All Together Now? An Empirical Study of the Voting Behaviors of Homeowner Association Members in St. Louis County
Jeremy Groves
Review of Policy Research, 2006, vol. 23, issue 6, 1199-1218
Abstract:
Homeowner associations (HOAs), by design, collect homogenous members of a community into a residential development with defined boundaries and contain at least some very active individuals. This implies that HOAs may lower the transaction costs involved with voting resulting in HOA membership increasing voter participation. Further, as more HOAs provide goods and services to their members as substitutes for goods and services provided by the public sector, one would expect HOA members to vote more conservatively and in support of more privatization.

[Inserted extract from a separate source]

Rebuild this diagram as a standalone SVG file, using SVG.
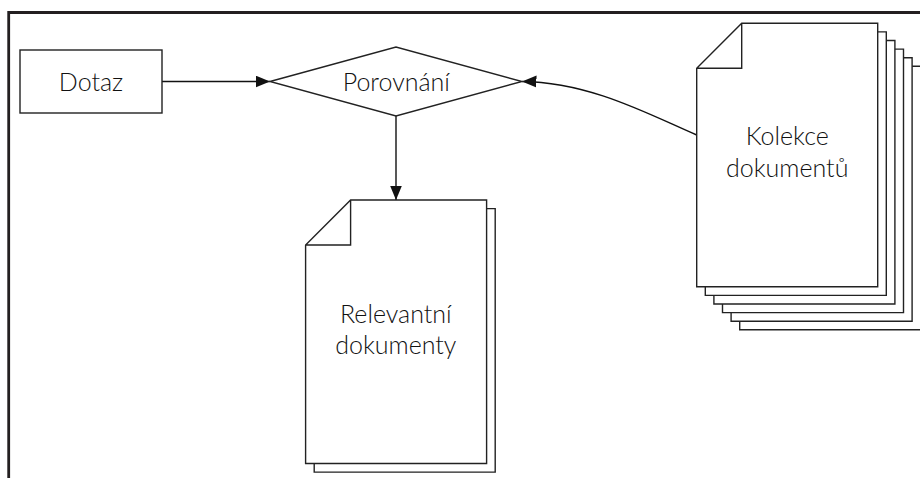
<svg xmlns="http://www.w3.org/2000/svg" width="920" height="478" viewBox="0 0 920 478">
  <style>
    .shape { fill: #ffffff; stroke: #222222; stroke-width: 1.4; }
    .edge { fill: none; stroke: #111111; stroke-width: 1.4; }
    .label { font-family: Lato, "Noto Sans", "DejaVu Sans", sans-serif; font-size: 25px; font-weight: 300; fill: #111111; text-anchor: middle; }
  </style>
  <defs>
    <marker id="arrow" markerUnits="userSpaceOnUse" markerWidth="16" markerHeight="14" refX="14.5" refY="6" orient="auto">
      <path d="M0,0 L14.5,6 L0,12 Z" fill="#111111"/>
    </marker>
    <!-- single sheet with folded top-left corner, origin at its top-left -->
    <path id="sheet" d="M45,0 H181 V263.5 H0 V45 Z M45,0 V45 H0"/>
  </defs>

  <!-- page frame -->
  <path d="M8.7,478 V12.5 H920" fill="none" stroke="#231f20" stroke-width="2.8"/>

  <g id="connectors">
    <path class="edge" d="M162,81.5 H270" marker-end="url(#arrow)"/>
    <path class="edge" d="M396,116 V200" marker-end="url(#arrow)"/>
    <path class="edge" d="M696.7,135 C650,115 590,82 522,81.5" marker-end="url(#arrow)"/>
  </g>

  <g id="dotaz">
    <rect class="shape" x="20" y="50" width="142" height="63"/>
    <text class="label" x="91" y="90.5">Dotaz</text>
  </g>

  <g id="porovnani">
    <polygon class="shape" points="270,81.5 396,47 522,81.5 396,116"/>
    <text class="label" x="396.3" y="91">Porovnání</text>
  </g>

  <g id="relevantni">
    <use href="#sheet" class="shape" x="314.2" y="208.6"/>
    <use href="#sheet" class="shape" x="305.6" y="200"/>
    <text class="label" x="395.8" y="322.7">Relevantní</text>
    <text class="label" x="395.8" y="354.3">dokumenty</text>
  </g>

  <g id="kolekce">
    <use href="#sheet" class="shape" x="739.7" y="66.3"/>
    <use href="#sheet" class="shape" x="731.1" y="57.7"/>
    <use href="#sheet" class="shape" x="722.5" y="49.1"/>
    <use href="#sheet" class="shape" x="713.9" y="40.5"/>
    <use href="#sheet" class="shape" x="705.3" y="31.9"/>
    <use href="#sheet" class="shape" x="696.7" y="23.3"/>
    <text class="label" x="787.2" y="145">Kolekce</text>
    <text class="label" x="787.2" y="176.7">dokumentů</text>
  </g>
</svg>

Using a detailed population database constructed for Saint Louis County, Missouri, and results from the November 2004 general election, this article analyzes the effect that living in an HOA has on voter participation and on the results of several election issues. Following a similar study by the Public Policy Institute of California, the results show that, once population characteristics are controlled for, there is no HOA effect on the likelihood of HOA members to vote Republican. Unlike previous work, this study shows that if the vote reporting districts are broken into five mutually exclusive categories rather than using the 60% rule used in other studies, areas with more HOAs do show an increase in participation rates and an increased likelihood to vote against property tax increases. The results hold up even after the presence of spatial autocorrelation is confirmed and controlled for.